#### [Direction]
Restate the data exactly as given and keep the pictures out.
# Start of Data
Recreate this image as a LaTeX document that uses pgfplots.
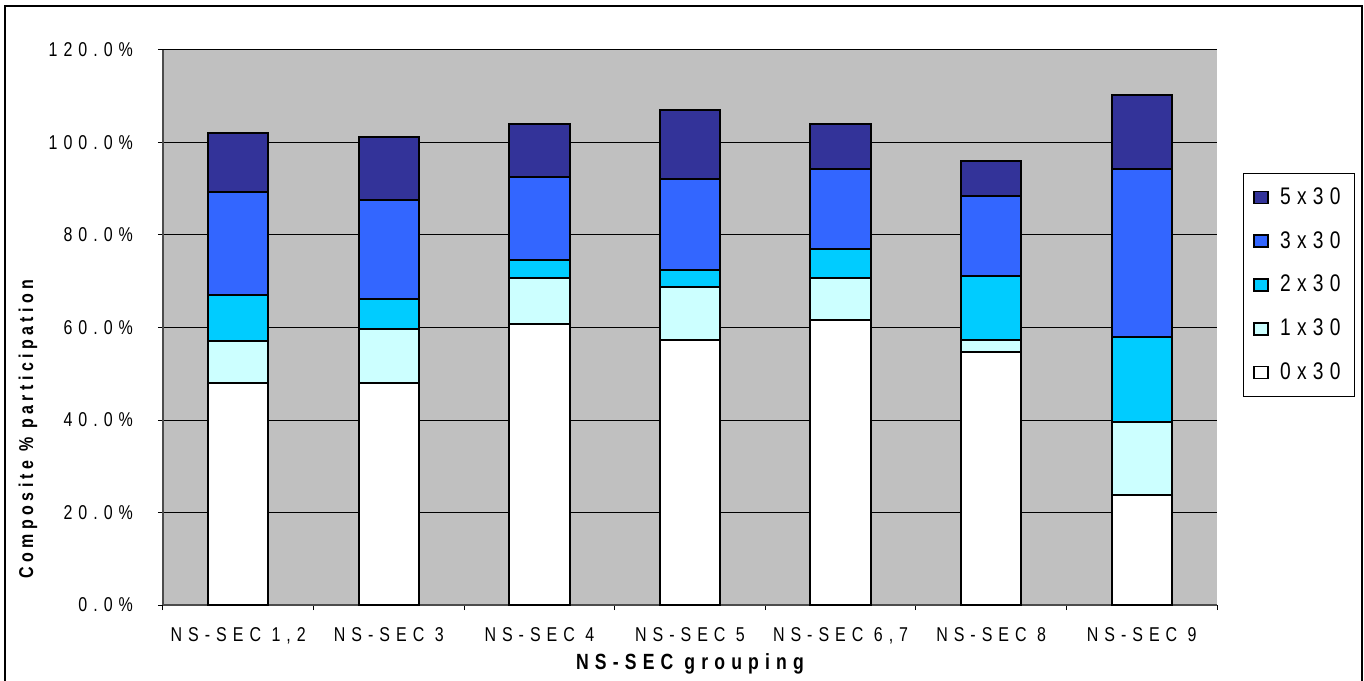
\documentclass[border=0pt]{standalone}
\usepackage{fontspec}
\setmainfont{Liberation Sans}
\newfontfamily\tickfont[FakeStretch=0.8,LetterSpace=30]{Liberation Sans}
\newfontfamily\legfont[FakeStretch=0.8,LetterSpace=26]{Liberation Sans}
\newfontfamily\labfont[FakeStretch=0.8,LetterSpace=22]{Liberation Sans}
\newfontfamily\xlabfont[FakeStretch=0.8,LetterSpace=28]{Liberation Sans}
\usepackage{pgfplots}
\usepackage{pgfplotstable}
\pgfplotsset{compat=1.18}

\definecolor{bggray}{HTML}{C0C0C0}
\definecolor{c5}{HTML}{333399}
\definecolor{c3}{HTML}{3366FF}
\definecolor{c2}{HTML}{00CCFF}
\definecolor{c1}{HTML}{CCFFFF}

% segment heights in %, bottom to top: 0x30 1x30 2x30 3x30 5x30
\pgfplotstableread{
x  a    b    c    d    e
0  47.9 9.2  9.9  22.4 12.7
1  47.9 11.8 6.4  21.5 13.5
2  60.7 9.9  4.1  17.8 11.4
3  57.4 11.4 3.6  19.6 15.0
4  61.6 9.0  6.4  17.3 9.6
5  54.6 2.8  13.7 17.3 7.7
6  23.8 15.8 18.3 36.4 16.0
}\datatable

\begin{document}
\begin{tikzpicture}
\useasboundingbox (-81.5pt,-37.5pt) rectangle (600.5pt,302.5pt);
\draw[black, line width=0.6pt] (-79pt,-60pt) rectangle (599.5pt,299.5pt);
\begin{axis}[
    scale only axis,
    width=527pt, height=277.5pt,
    ybar stacked,
    bar width=0.4,
    xmin=-0.5, xmax=6.5,
    ymin=0, ymax=120,
    axis background/.style={fill=bggray},
    axis x line*=bottom, axis y line*=left,
    axis line style={black!70, line width=0.8pt},
    tick align=outside,
    major tick length=2.5pt,
    tick style={black, line width=0.5pt},
    ytick={0,20,...,120},
    ymajorgrids,
    grid style={black, line width=0.5pt},
    /pgf/number format/assume math mode=true,
    yticklabel={\pgfmathprintnumber[fixed,fixed zerofill,precision=1]{\tick}\%},
    yticklabel style={font=\tickfont\fontsize{10}{11}\selectfont, xshift=-9pt},
    xtick={-0.5,0.5,...,6.5},
    xticklabels={},
    extra x ticks={0,1,2,3,4,5,6},
    extra x tick labels={{NS-SEC 1,2},NS-SEC 3,NS-SEC 4,NS-SEC 5,{NS-SEC 6,7},NS-SEC 8,NS-SEC 9},
    extra x tick style={major tick length=0pt, grid=none,
        xticklabel style={font=\tickfont\fontsize{10}{11}\selectfont, yshift=-7.5pt}},
    xlabel={NS-SEC grouping},
    ylabel={Composite \% participation},
    every axis x label/.style={at={(rel axis cs:0.5,0)}, anchor=base, yshift=-32pt,
        font=\xlabfont\bfseries\fontsize{11}{12}\selectfont},
    every axis y label/.style={at={([xshift=-67.5pt]rel axis cs:0,0.317)}, rotate=90, anchor=center,
        font=\labfont\bfseries\fontsize{10}{12}\selectfont},
    reverse legend,
    legend style={at={(1.0247,0.778)}, anchor=north west, draw=black, fill=white,
        font=\legfont\fontsize{12}{13}\selectfont, row sep=8pt, inner sep=5pt,
        nodes={inner sep=2pt}},
    legend cell align=left,
    legend image code/.code={\draw[#1, line width=0.8pt] (0pt,-3pt) rectangle (7pt,3pt);
        \path[draw=none, fill=none] (7pt,0pt) -- (11pt,0pt);},
    every axis plot/.append style={draw=black, line width=1pt},
]
\addplot[fill=white] table[x=x, y=a] {\datatable};
\addlegendentry{0x30}
\addplot[fill=c1] table[x=x, y=b] {\datatable};
\addlegendentry{1x30}
\addplot[fill=c2] table[x=x, y=c] {\datatable};
\addlegendentry{2x30}
\addplot[fill=c3] table[x=x, y=d] {\datatable};
\addlegendentry{3x30}
\addplot[fill=c5] table[x=x, y=e] {\datatable};
\addlegendentry{5x30}
\end{axis}
\end{tikzpicture}
\end{document}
# End of Data
#### [Task result]
Recreate this image as a LaTeX document that uses pgfplots.
\documentclass[border=0pt]{standalone}
\usepackage{fontspec}
\setmainfont{Liberation Sans}
\newfontfamily\tickfont[FakeStretch=0.8,LetterSpace=30]{Liberation Sans}
\newfontfamily\legfont[FakeStretch=0.8,LetterSpace=26]{Liberation Sans}
\newfontfamily\labfont[FakeStretch=0.8,LetterSpace=22]{Liberation Sans}
\newfontfamily\xlabfont[FakeStretch=0.8,LetterSpace=28]{Liberation Sans}
\usepackage{pgfplots}
\usepackage{pgfplotstable}
\pgfplotsset{compat=1.18}

\definecolor{bggray}{HTML}{C0C0C0}
\definecolor{c5}{HTML}{333399}
\definecolor{c3}{HTML}{3366FF}
\definecolor{c2}{HTML}{00CCFF}
\definecolor{c1}{HTML}{CCFFFF}

% segment heights in %, bottom to top: 0x30 1x30 2x30 3x30 5x30
\pgfplotstableread{
x  a    b    c    d    e
0  47.9 9.2  9.9  22.4 12.7
1  47.9 11.8 6.4  21.5 13.5
2  60.7 9.9  4.1  17.8 11.4
3  57.4 11.4 3.6  19.6 15.0
4  61.6 9.0  6.4  17.3 9.6
5  54.6 2.8  13.7 17.3 7.7
6  23.8 15.8 18.3 36.4 16.0
}\datatable

\begin{document}
\begin{tikzpicture}
\useasboundingbox (-81.5pt,-37.5pt) rectangle (600.5pt,302.5pt);
\draw[black, line width=0.6pt] (-79pt,-60pt) rectangle (599.5pt,299.5pt);
\begin{axis}[
    scale only axis,
    width=527pt, height=277.5pt,
    ybar stacked,
    bar width=0.4,
    xmin=-0.5, xmax=6.5,
    ymin=0, ymax=120,
    axis background/.style={fill=bggray},
    axis x line*=bottom, axis y line*=left,
    axis line style={black!70, line width=0.8pt},
    tick align=outside,
    major tick length=2.5pt,
    tick style={black, line width=0.5pt},
    ytick={0,20,...,120},
    ymajorgrids,
    grid style={black, line width=0.5pt},
    /pgf/number format/assume math mode=true,
    yticklabel={\pgfmathprintnumber[fixed,fixed zerofill,precision=1]{\tick}\%},
    yticklabel style={font=\tickfont\fontsize{10}{11}\selectfont, xshift=-9pt},
    xtick={-0.5,0.5,...,6.5},
    xticklabels={},
    extra x ticks={0,1,2,3,4,5,6},
    extra x tick labels={{NS-SEC 1,2},NS-SEC 3,NS-SEC 4,NS-SEC 5,{NS-SEC 6,7},NS-SEC 8,NS-SEC 9},
    extra x tick style={major tick length=0pt, grid=none,
        xticklabel style={font=\tickfont\fontsize{10}{11}\selectfont, yshift=-7.5pt}},
    xlabel={NS-SEC grouping},
    ylabel={Composite \% participation},
    every axis x label/.style={at={(rel axis cs:0.5,0)}, anchor=base, yshift=-32pt,
        font=\xlabfont\bfseries\fontsize{11}{12}\selectfont},
    every axis y label/.style={at={([xshift=-67.5pt]rel axis cs:0,0.317)}, rotate=90, anchor=center,
        font=\labfont\bfseries\fontsize{10}{12}\selectfont},
    reverse legend,
    legend style={at={(1.0247,0.778)}, anchor=north west, draw=black, fill=white,
        font=\legfont\fontsize{12}{13}\selectfont, row sep=8pt, inner sep=5pt,
        nodes={inner sep=2pt}},
    legend cell align=left,
    legend image code/.code={\draw[#1, line width=0.8pt] (0pt,-3pt) rectangle (7pt,3pt);
        \path[draw=none, fill=none] (7pt,0pt) -- (11pt,0pt);},
    every axis plot/.append style={draw=black, line width=1pt},
]
\addplot[fill=white] table[x=x, y=a] {\datatable};
\addlegendentry{0x30}
\addplot[fill=c1] table[x=x, y=b] {\datatable};
\addlegendentry{1x30}
\addplot[fill=c2] table[x=x, y=c] {\datatable};
\addlegendentry{2x30}
\addplot[fill=c3] table[x=x, y=d] {\datatable};
\addlegendentry{3x30}
\addplot[fill=c5] table[x=x, y=e] {\datatable};
\addlegendentry{5x30}
\end{axis}
\end{tikzpicture}
\end{document}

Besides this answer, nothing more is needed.